Today marks the start of ‘Fairtrade Fortnight’ (24 February – 9 March). The campaign is focusing on Fairtrade of the banana business highlighting that many banana farmers and workers have seen their earnings cut in real terms which is putting their livelihoods in jeopardy.

But what exactly is Fairtrade? The distinctive Fairtrade Foundation circular logo we will be familiar with stands for better prices, decent working conditions, local sustainability, and fair terms of trade for farmers and workers in the developing world.

Addressing the injustices of conventional trade which traditionally discriminate against the poorest, weakest producers, it requires companies to pay sustainable prices which must never fall below the market price.

As the UK member of Fairtrade International (FLO), the Fairtrade Foundation works with businesses, civil society organisations and individuals to improve the position of farmers and workers in the developing world.

A Fairtrade registered licensee is a company that has signed a License Agreement with the Fairtrade Foundation meaning they are entitled to apply the Fairtrade Mark to specific products covered by the agreement.

Apparently there are currently over 4,500 Fairtrade certified products in the UK for sale through retail and catering outlets in the UK including tea, coffee and sugar.

bananas

So back to bananas and apparently they are the UK’s favourite fruit and Fairtrade bananas account for a third of the UK market, that’s a staggering £200 million.
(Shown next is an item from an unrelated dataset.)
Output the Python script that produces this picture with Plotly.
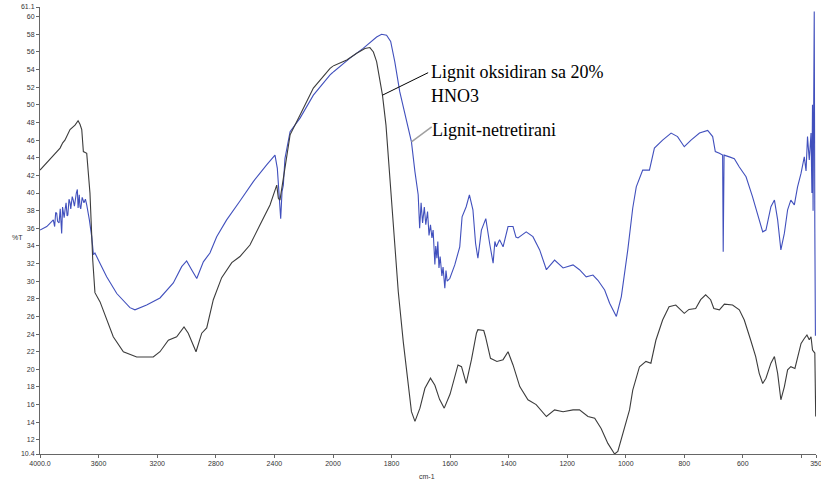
import plotly.graph_objects as go

# FTIR spectra of lignite: untreated vs. oxidised with 20% HNO3
# wavenumber (cm-1) and transmittance (%T)

wn_oxid = [4000, 3932, 3863, 3845, 3830, 3795, 3761, 3740, 3727, 3715, 3704, 3681,
           3659, 3640, 3625, 3590, 3545, 3500, 3431, 3340, 3227, 3181, 3124, 3067,
           3017, 2988, 2935, 2896, 2862, 2817, 2760, 2691, 2635, 2567, 2498, 2430,
           2384, 2373, 2362, 2350, 2328, 2293, 2225, 2134, 2020, 2000,
           1953, 1919, 1891, 1874, 1862, 1851, 1840, 1831, 1819, 1806, 1792, 1777,
           1760, 1743, 1732, 1720, 1703, 1686, 1667, 1652, 1636, 1620, 1600, 1573,
           1561, 1545, 1527, 1510, 1505, 1485, 1479, 1462, 1440, 1419, 1402, 1385,
           1362, 1334, 1306, 1271, 1243, 1214, 1180, 1158, 1129, 1106, 1084, 1061,
           1038, 1027, 1004, 987, 976, 953, 931, 914, 897, 874, 852, 829, 800, 784,
           761, 744, 727, 710, 699, 680, 663, 635, 612, 595, 573, 556, 544, 532,
           521, 504, 492, 481, 470, 458, 447, 436, 422, 413, 401, 390, 381, 373,
           367, 362, 354, 351]
t_oxid = [42.6, 43.8, 45.1, 45.7, 46.0, 47.2, 47.7, 48.2, 47.8, 47.2, 44.7, 44.5,
          40.0, 32.4, 28.7, 27.65, 25.6, 23.7, 22.0, 21.4, 21.4, 22.0, 23.3, 23.7,
          24.8, 24.1, 22.0, 24.1, 24.7, 27.9, 30.4, 32.1, 32.8, 34.1, 36.4, 38.65,
          40.9, 39.4, 39.2, 40.5, 43.2, 46.6, 48.85, 51.9, 54.15, 54.4,
          55.1, 55.85, 56.4, 56.5, 56.0, 54.9, 53.0, 51.1, 47.7, 42.05, 35.25, 28.8,
          23.15, 18.2, 15.2, 14.1, 15.6, 17.85, 19.0, 18.2, 16.6, 15.6, 17.2, 20.5,
          20.3, 18.4, 21.1, 24.1, 24.5, 24.4, 23.7, 21.25, 20.9, 21.1, 22.0, 20.5,
          18.05, 16.55, 16.0, 14.65, 15.4, 15.2, 15.4, 15.4, 14.65, 14.45, 13.3, 11.6,
          10.4, 10.7, 13.3, 15.4, 17.65, 20.3, 20.9, 20.7, 23.3, 25.6, 27.1, 27.3, 26.35, 26.8,
          26.9, 27.9, 28.45, 27.9, 26.9, 26.75, 27.4, 27.3, 26.75, 25.6, 23.3, 21.45, 19.55, 18.4,
          19.0, 20.7, 21.45, 19.55, 16.55, 18.05, 19.95, 20.3, 20.1, 21.45, 22.95, 23.5, 23.9, 23.35,
          23.7, 22.2, 21.85, 14.65]

wn_raw = [4000, 3954, 3909, 3900, 3893, 3886, 3880, 3870, 3862, 3856, 3852, 3846,
          3835, 3829, 3822, 3815, 3810, 3802, 3795, 3790, 3780, 3773, 3765, 3752,
          3745, 3740, 3732, 3727, 3722, 3712, 3704, 3700, 3690, 3681, 3663, 3647,
          3635, 3625, 3590, 3545, 3476, 3386,
          3352, 3272, 3181, 3090, 3033, 2999, 2965, 2930, 2885, 2840, 2794, 2726,
          2635, 2544, 2453, 2396, 2380, 2367, 2357, 2348, 2339, 2328, 2293, 2225,
          2134, 2020, 2000,
          1942, 1897, 1868, 1851, 1834, 1817, 1803, 1789, 1772, 1749, 1732, 1720,
          1709, 1704, 1699, 1694, 1688, 1683, 1677, 1672, 1667, 1662, 1658, 1652,
          1649, 1645, 1642, 1638, 1634, 1628, 1624, 1618, 1614, 1610,
          1601, 1584, 1567, 1559, 1545, 1534, 1522, 1513, 1505, 1493, 1478, 1465,
          1453, 1447, 1442, 1431, 1419, 1402, 1385, 1375, 1368, 1340, 1317, 1294,
          1271, 1243, 1214, 1180, 1158, 1135, 1112, 1095, 1072, 1055, 1032, 1015,
          993, 976, 964, 942, 919, 902, 874, 845, 823, 800, 777, 748, 720, 703,
          694, 680, 669, 667, 664, 646, 629, 612, 589, 567, 544, 532, 521, 504,
          492, 481, 470, 458, 447, 436, 424, 413, 401, 390, 384, 379, 373, 367,
          364, 362, 360, 358, 356, 354, 352]
t_raw = [35.8, 36.2, 36.95, 36.2, 37.8, 37.7, 36.8, 36.6, 38.2, 36.2, 35.4, 38.4,
         37.2, 38.1, 38.9, 37.4, 37.5, 39.3, 38.9, 38.2, 39.6, 39.2, 38.5, 40.0,
         40.4, 38.3, 39.8, 38.45, 38.2, 39.5, 39.2, 38.9, 39.3, 38.65, 36.95, 35.05,
         33.0, 33.2, 32.0, 30.5, 28.6, 27.0,
         26.75, 27.3, 28.1, 29.8, 31.65, 32.3, 31.3, 30.3, 32.2, 33.2, 35.05, 36.95,
         39.1, 41.3, 43.2, 44.3, 42.8, 39.4, 37.1, 40.15, 40.9, 43.9, 46.95, 48.5,
         51.1, 53.4, 53.7,
         55.3, 56.4, 57.2, 57.7, 58.0, 57.9, 57.2, 54.9, 51.5, 48.1, 45.8, 42.4,
         39.8, 36.0, 38.9, 36.6, 38.4, 36.4, 37.9, 35.2, 36.4, 34.9, 35.8, 31.9,
         34.0, 32.6, 34.5, 31.5, 32.8, 30.6, 31.6, 29.2, 31.2, 30.0,
         30.3, 31.85, 33.9, 37.3, 38.45, 39.8, 38.1, 34.3, 32.6, 35.8, 37.1, 34.3,
         32.05, 34.5, 33.9, 34.7, 33.9, 36.2, 36.2, 35.0, 34.9, 35.6, 35.05, 33.55,
         31.3, 32.4, 31.5, 31.85, 31.3, 30.5, 30.7, 30.1, 29.0, 27.5, 26.0, 28.25,
         33.55, 38.3, 40.7, 42.6, 42.6, 45.1, 46.0, 46.8, 46.4, 45.25, 46.0, 46.8, 47.1, 46.4,
         44.7, 44.5, 44.3, 33.35, 44.3, 44.1, 43.9, 42.95, 41.85, 39.6, 36.95, 35.6, 35.8, 38.45,
         39.2, 36.95, 33.55, 35.45, 38.1, 39.2, 38.65, 40.7, 42.25, 44.1, 42.5, 46.4, 43.75, 46.8,
         40.0, 50.0, 38.0, 52.0, 60.6, 36.0, 23.8]

# The wavenumber axis changes scale at 2000 cm-1 (expanded below it)
BREAK = 2000
x_ticks_hi = [4000, 3600, 3200, 2800, 2400, 2000]
x_labels_hi = ["4000.0", "3600", "3200", "2800", "2400", "2000"]
x_ticks_lo = [1800, 1600, 1400, 1200, 1000, 800, 600, 400, 350]
x_labels_lo = ["1800", "1600", "1400", "1200", "1000", "800", "600", "", "350"]
y_ticks = [10.4] + list(range(12, 61, 2)) + [61.1]
y_labels = [str(v) for v in y_ticks]

BLACK = "#3c3c3c"
BLUE = "#4150bd"


def split(wn, t):
    hi = [(w, v) for w, v in zip(wn, t) if w >= BREAK]
    lo = [(w, v) for w, v in zip(wn, t) if w <= BREAK]
    return ([p[0] for p in hi], [p[1] for p in hi]), ([p[0] for p in lo], [p[1] for p in lo])


fig = go.Figure()
for wn, t, color, name in [(wn_raw, t_raw, BLUE, "Lignit-netretirani"),
                           (wn_oxid, t_oxid, BLACK, "Lignit oksidiran sa 20% HNO3")]:
    (xh, yh), (xl, yl) = split(wn, t)
    fig.add_trace(go.Scatter(x=xh, y=yh, mode="lines", xaxis="x", yaxis="y",
                             line=dict(color=color, width=1.1), name=name))
    fig.add_trace(go.Scatter(x=xl, y=yl, mode="lines", xaxis="x2", yaxis="y",
                             line=dict(color=color, width=1.1), name=name))

split_frac = (333 - 40) / 776
tick_font = dict(family="Liberation Sans", size=7, color="#333")
axis_common = dict(showgrid=False, zeroline=False, showline=True, linecolor="#666",
                   linewidth=1, ticks="outside", ticklen=3, tickcolor="#666",
                   tickfont=tick_font, automargin=False, ticklabeloverflow="allow")

fig.update_layout(
    width=821, height=482,
    margin=dict(l=40, r=5, t=7, b=28),
    paper_bgcolor="white", plot_bgcolor="white",
    showlegend=False,
    xaxis=dict(domain=[0, split_frac], range=[4000, BREAK], anchor="y",
               tickmode="array", tickvals=x_ticks_hi, ticktext=x_labels_hi, **axis_common),
    xaxis2=dict(domain=[split_frac, 1], range=[BREAK, 350], anchor="y",
                tickmode="array", tickvals=x_ticks_lo, ticktext=x_labels_lo, **axis_common),
    yaxis=dict(range=[10.4, 61.1], tickmode="array", tickvals=y_ticks, ticktext=y_labels,
               **axis_common),
)

label_font = dict(family="Liberation Serif", size=18, color="black")
fig.add_annotation(x=1673, y=53.7, xref="x2", yref="y", text="Lignit oksidiran sa 20%",
                   showarrow=False, xanchor="left", yanchor="middle", font=label_font)
fig.add_annotation(x=1673, y=51.0, xref="x2", yref="y", text="HNO3",
                   showarrow=False, xanchor="left", yanchor="middle", font=label_font)
fig.add_annotation(x=1670, y=47.2, xref="x2", yref="y", text="Lignit-netretirani",
                   showarrow=False, xanchor="left", yanchor="middle", font=label_font)

# leader lines from the labels to the curves
fig.add_shape(type="line", xref="x2", yref="y", x0=1831, y0=51.1, x1=1675, y1=53.65,
              line=dict(color="black", width=1))
fig.add_shape(type="line", xref="x2", yref="y", x0=1732, y0=45.8, x1=1663, y1=47.5,
              line=dict(color="#a0a0a0", width=1.5))

# axis titles
fig.add_annotation(x=-0.039, y=35.0, xref="paper", yref="y", text="%T", showarrow=False,
                   font=dict(family="Liberation Sans", size=7, color="#333"))
fig.add_annotation(x=(427 - 40) / 776, y=-22 / 447, xref="paper", yref="paper", text="cm-1",
                   showarrow=False, yanchor="middle",
                   font=dict(family="Liberation Sans", size=7, color="#333"))

fig.write_html("out.html")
Fairtrade bananas first appeared on our supermarket shelves 13 years ago and now 1.2 billion bananas by volume are sold with the Fairtrade brand in the UK each year.

The UK supermarket sector has almost halved the shelf price of loose bananas in the last 10 years even though the cost of producing bananas has doubled in that time! Supermarkets have used their buying clout to keep the price they for them as low as possible leaving many of the farmers and workers who grow them out of pocket.